While most oil ministers, from Saudi Arabia to Venezuela to Libya, say high prices are here to stay, one oil minister may be trying to talk prices down.
Purnomo Yusgiantoro, the minister of energy and mineral resources for Indonesia, said that a rough consensus had formed among OPEC oil ministers that oil prices are too high.
"It has got to be lower than what we see today, because even OPEC doesn't like to see the high oil price," Purnomo said in an interview on Friday.
That consensus may not be as widely shared as Purnomo says. There are growing indications that OPEC's larger producers are actually getting more comfortable with higher oil prices.
That puts Indonesia in a unique -- and increasingly odd -- position that reflects how its standing within OPEC has changed as Indonesian oil production declines and domestic consumption grows.
For the last two years, Indonesia has not been able to meet its share of production assigned by OPEC, which stands at 1.4 million barrels a day. The country produced an average of 1.1 million barrels a day last year, well below its OPEC limit, and down from 1991's average of 1.6 million barrels a day, according to figures compiled by the US Energy Information Administration.
And while the world's producers struggled last year to meet runaway demand, Indonesia suffered the final indignity for a member of the oil-exporters' club: During the last four months of last year, the country had to import some oil. Now, the government is considering leaving OPEC.
Paradoxically for an oil producer, the high international prices are hurting Indonesia's public finances because the government subsidizes its domestic fuel sales, fixing a lower price at home than on the international market. With rising costs, Purnomo said that the Cabinet planned to announce a 29 percent increase in retail prices for gasoline and diesel fuel tomorrow night. The measure, he acknowledged, will be unpopular and is likely to prompt protests.
But these concerns are far from the minds of Purnomo's counterparts within OPEC, who are getting bolder in their public comments about where they think prices are headed. On Thursday, Ali al-Naimi, Saudi Arabia's oil minister, said he thought prices would remain at US$40 to US$50 a barrel this year. His remarks echoed a similar message from the last meeting of OPEC ministers, in January, when many said US$50 a barrel was not hurting the world economy.
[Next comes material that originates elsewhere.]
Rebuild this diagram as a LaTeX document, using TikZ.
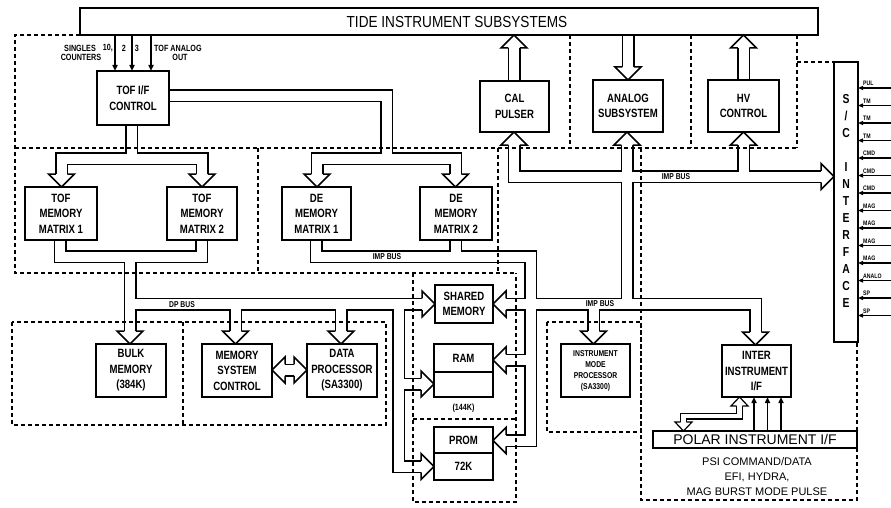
\documentclass[tikz,border=0pt]{standalone}
\usepackage{fontspec}
\setmainfont{Liberation Sans}[FakeStretch=0.8]
\newfontfamily\widefont{Liberation Sans}[FakeStretch=0.85]
\newfontfamily\normfont{Liberation Sans}
\usetikzlibrary{arrows.meta}
\newcommand\buslist{%
 \bp (169,96) -- (386.5,96) -- (386.5,158.5);
 \bp (317,174) -- (317,158.5) -- (455.5,158.5) -- (455.5,174);
 \bp (131.5,125) -- (131.5,158.5);
 \bp (61.5,174) -- (61.5,158.5) -- (202,158.5) -- (202,174);
 \bp (60,240) -- (60,256.5) -- (201.5,256.5) -- (201.5,240);
 \bp (130,256.5) -- (130,331);
 \bp (130,304) -- (422,304);
 \bp (235.5,304) -- (235.5,331);
 \bp (341,304) -- (341,331);
 \bp (398.5,304) -- (398.5,466.5) -- (421,466.5);
 \bp (398.5,384) -- (421,384);
 \bp (316,240) -- (316,256.5) -- (530.5,256.5) -- (530.5,440.5) -- (506,440.5);
 \bp (455.5,240) -- (455.5,256.5);
 \bp (530.5,304) -- (506,304);
 \bp (530.5,360) -- (506,360);
 \bp (530.5,304) -- (755.5,304) -- (755.5,332);
 \bp (593.5,304) -- (593.5,331);
 \bp (627,145) -- (627,304);
 \bp (514,145) -- (514,176.5) -- (821,176.5);
 \bp (743.5,176.5) -- (743.5,145);
 \bp (514,81) -- (514,48);
 \bp (628,35) -- (628,67);
 \bp (743.5,80) -- (743.5,48);
 \bp (285,370) -- (294,370);
}
\begin{document}
\begin{tikzpicture}[x=1pt,y=-1pt,
  box/.style={draw, line width=1.8pt, align=center, inner sep=0pt, font=\bfseries\fontsize{12}{15.5}\selectfont},
  dsh/.style={line width=1.2pt, dash pattern=on 4pt off 3pt},
  busb/.style={line width=13pt, line join=miter},
  busw/.style={white, line width=10pt, line join=miter},
  sbusb/.style={line width=7pt, line join=miter},
  sbusw/.style={white, line width=4.6pt, line join=miter},
  sig/.style={line width=1.5pt, -{Triangle[length=6pt,width=5pt]}},
  scsig/.style={line width=1.1pt, -{Triangle[length=5pt,width=4pt]}},
  lbl/.style={font=\bfseries\fontsize{9}{10}\selectfont, inner sep=0pt},
  buslbl/.style={font=\bfseries\fontsize{8.5}{9}\selectfont, inner sep=0pt},
  pics/hh/.style={code={\filldraw[fill=white, line width=1.5pt, line join=miter] (-13,5.75) -- (-13,13) -- (0,0) -- (-13,-13) -- (-13,-5.75);}},
  pics/shh/.style={code={\filldraw[fill=white, line width=1.2pt, line join=miter] (-9,2.9) -- (-9,8.5) -- (0,0) -- (-9,-8.5) -- (-9,-2.9);}},
]
\useasboundingbox (0,0) rectangle (891,508);

% buses: black pass then white pass
\def\bp{\draw[busb]}\buslist
\draw[sbusb] (739.5,406) -- (739.5,416) -- (683.5,416) -- (683.5,422);
\def\bp{\draw[busw]}\buslist
\draw[sbusw] (739.5,406) -- (739.5,416) -- (683.5,416) -- (683.5,422);

% dashed region borders
\draw[dsh] (80,35) -- (15,35) -- (15,273) -- (516,273);
\draw[dsh] (15,148) -- (797,148);
\draw[dsh] (570,35) -- (570,148);
\draw[dsh] (691,35) -- (691,148);
\draw[dsh] (797,35) -- (797,148);
\draw[dsh] (797,62) -- (834,62);
\draw[dsh] (258,148) -- (258,273);
\draw[dsh] (498,148) -- (498,273);
\draw[dsh] (413,273) -- (413,502) -- (516,502) -- (516,273);
\draw[dsh] (413,419) -- (516,419);
\draw[dsh] (12,322) rectangle (386,425);
\draw[dsh] (183,322) -- (183,425);
\draw[dsh] (547,322) rectangle (641,432);
\draw[dsh] (641,148) -- (641,500) -- (857,500) -- (857,342);

% hollow heads
\foreach \p in {(317,187),(455.5,187),(61.5,187),(202,187),(130,344),(235.5,344),(341,344),(755.5,345),(593.5,344),(628,80)}
  \pic[rotate=270] at \p {hh};
\foreach \p in {(435,304),(434,384),(434,466.5),(834,176.5),(307,370)}
  \pic at \p {hh};
\foreach \p in {(493,304),(493,360),(493,440.5),(272,370)}
  \pic[rotate=180] at \p {hh};
\foreach \p in {(514,132),(627,132),(743.5,132),(514,35),(743.5,35)}
  \pic[rotate=90] at \p {hh};
\pic[rotate=90] at (739.5,397) {shh};
\pic[rotate=270] at (683.5,431) {shh};

% boxes
\node[box, minimum width=738pt, minimum height=27pt, font=\widefont\fontsize{16}{18}\selectfont] (tide) at (449,21.5) {\hspace*{16pt}TIDE INSTRUMENT SUBSYSTEMS};
\node[box, minimum width=72pt, minimum height=54pt] (tofc) at (133,98) {TOF I/F\\CONTROL};
\node[box, minimum width=69pt, minimum height=51pt] (cal) at (514.5,106.5) {CAL\\PULSER};
\node[box, minimum width=70pt, minimum height=52pt] (analog) at (628,106) {ANALOG\\SUBSYSTEM};
\node[box, minimum width=71pt, minimum height=52pt] (hv) at (743.5,106) {HV\\CONTROL};
\node[box, minimum width=72pt, minimum height=53pt] (tof1) at (61,213.5) {TOF\\MEMORY\\MATRIX 1};
\node[box, minimum width=70pt, minimum height=53pt] (tof2) at (202,213.5) {TOF\\MEMORY\\MATRIX 2};
\node[box, minimum width=69pt, minimum height=53pt] (de1) at (316.5,213.5) {DE\\MEMORY\\MATRIX 1};
\node[box, minimum width=72pt, minimum height=53pt] (de2) at (456,213.5) {DE\\MEMORY\\MATRIX 2};
\node[box, minimum width=58pt, minimum height=38pt] (shared) at (464,304) {SHARED\\MEMORY};
\node[box, minimum width=70pt, minimum height=53pt] (bulk) at (131,370.5) {BULK\\MEMORY\\(384K)};
\node[box, minimum width=70pt, minimum height=53pt] (msc) at (237,370.5) {MEMORY\\SYSTEM\\CONTROL};
\node[box, minimum width=70pt, minimum height=53pt] (dp) at (342,370.5) {DATA\\PROCESSOR\\(SA3300)};
\node[box, minimum width=59pt, minimum height=53pt] (ram) at (463.5,370.5) {};
\draw[line width=1.8pt] (ram.west |- 0,372) -- (ram.east |- 0,372);
\node[font=\bfseries\fontsize{12}{14}\selectfont] (ramt) at (463.5,358) {RAM};
\node[lbl] (ramsz) at (463.5,408) {(144K)};
\node[box, minimum width=59pt, minimum height=53pt] (prom) at (463.5,453.5) {};
\draw[line width=1.8pt] (prom.west |- 0,453) -- (prom.east |- 0,453);
\node[font=\bfseries\fontsize{12}{14}\selectfont] (promt) at (463.5,440) {PROM};
\node[font=\bfseries\fontsize{12}{14}\selectfont] (proms) at (463.5,466.5) {72K};
\node[box, minimum width=69pt, minimum height=53pt, font=\bfseries\fontsize{8.5}{11}\selectfont] (imp) at (595.5,370.5) {INSTRUMENT\\MODE\\PROCESSOR\\(SA3300)};
\node[box, minimum width=69pt, minimum height=52pt] (inter) at (756.5,371) {INTER\\INSTRUMENT\\I/F};
\node[box, minimum width=204pt, minimum height=17pt, line width=1.6pt, font=\normfont\fontsize{14}{16}\selectfont] (polar) at (755,439.5) {POLAR INSTRUMENT I/F};
\node[font=\normfont\fontsize{11}{15}\selectfont, align=center, inner sep=0pt] (psi) at (757,477) {PSI COMMAND/DATA\\EFI, HYDRA,\\MAG BURST MODE PULSE};
\node[box, minimum width=24pt, minimum height=280pt] (sc) at (846,202) {};
\node[font=\bfseries\fontsize{13}{17}\selectfont, align=center, inner sep=0pt] (sct) at (846,200.5) {S\\/\\C\\[17pt]I\\N\\T\\E\\R\\F\\A\\C\\E};

% thin signal arrows
\foreach \xx in {115,132,151} \draw[sig] (\xx,35) -- (\xx,71);
\foreach \xx in {754,767.5,781} \draw[sig] (\xx,431) -- (\xx,397);

% S/C signal lines
\foreach \i/\t in {0/PUL,1/TM,2/TM,3/TM,4/CMD,5/CMD,6/CMD,7/MAG,8/MAG,9/MAG,10/MAG,11/ANALO,12/SP,13/SP}{
  \pgfmathsetmacro\yy{88+17.5*\i}
  \draw[scsig] (891,\yy) -- (858,\yy);
  \node[font=\bfseries\fontsize{6.5}{7}\selectfont, anchor=south west, inner sep=0pt] at (863,\yy-2) {\t};
}

% labels
\node[lbl] (sing) at (80,48) {SINGLES};
\node[lbl] (cnt) at (81,57) {COUNTERS};
\node[lbl, anchor=east] (l10) at (113,48) {10,};
\node[lbl] (l2) at (124,48) {2};
\node[lbl] (l3) at (137,48) {3};
\node[lbl, anchor=west] (tofa) at (154,48) {TOF ANALOG};
\node[lbl] (out) at (180,57) {OUT};
\node[buslbl] (dpbus) at (182,305) {DP BUS};
\node[buslbl] (imp1) at (387,257) {IMP BUS};
\node[buslbl] (imp2) at (600,304) {IMP BUS};
\node[buslbl] (imp3) at (676,177) {IMP BUS};
\end{tikzpicture}
\end{document}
Acknowledging such sentiments, Purnomo cautioned that OPEC ministers would not necessarily agree to increase production at their next meeting, on March 16 in Isfahan, Iran. International oil demand tends to drop each spring, he said, and OPEC oil ministers will be wary of adjusting supply before seeing how big this year's drop may be.
Purnomo said he personally would like to see a drop in Indonesian crude oil prices by late spring to US$35 a barrel, the price assumed in the national budget for calculating the cost of domestic gasoline and diesel subsidies. Indonesian crude trades at a slight discount to the much-more-heavily-traded West Texas Intermediate and Brent crudes. In New York, crude oil futures for April delivery rose US$0.10 to US$51.49 a barrel. Prices have risen 44 percent in the last year.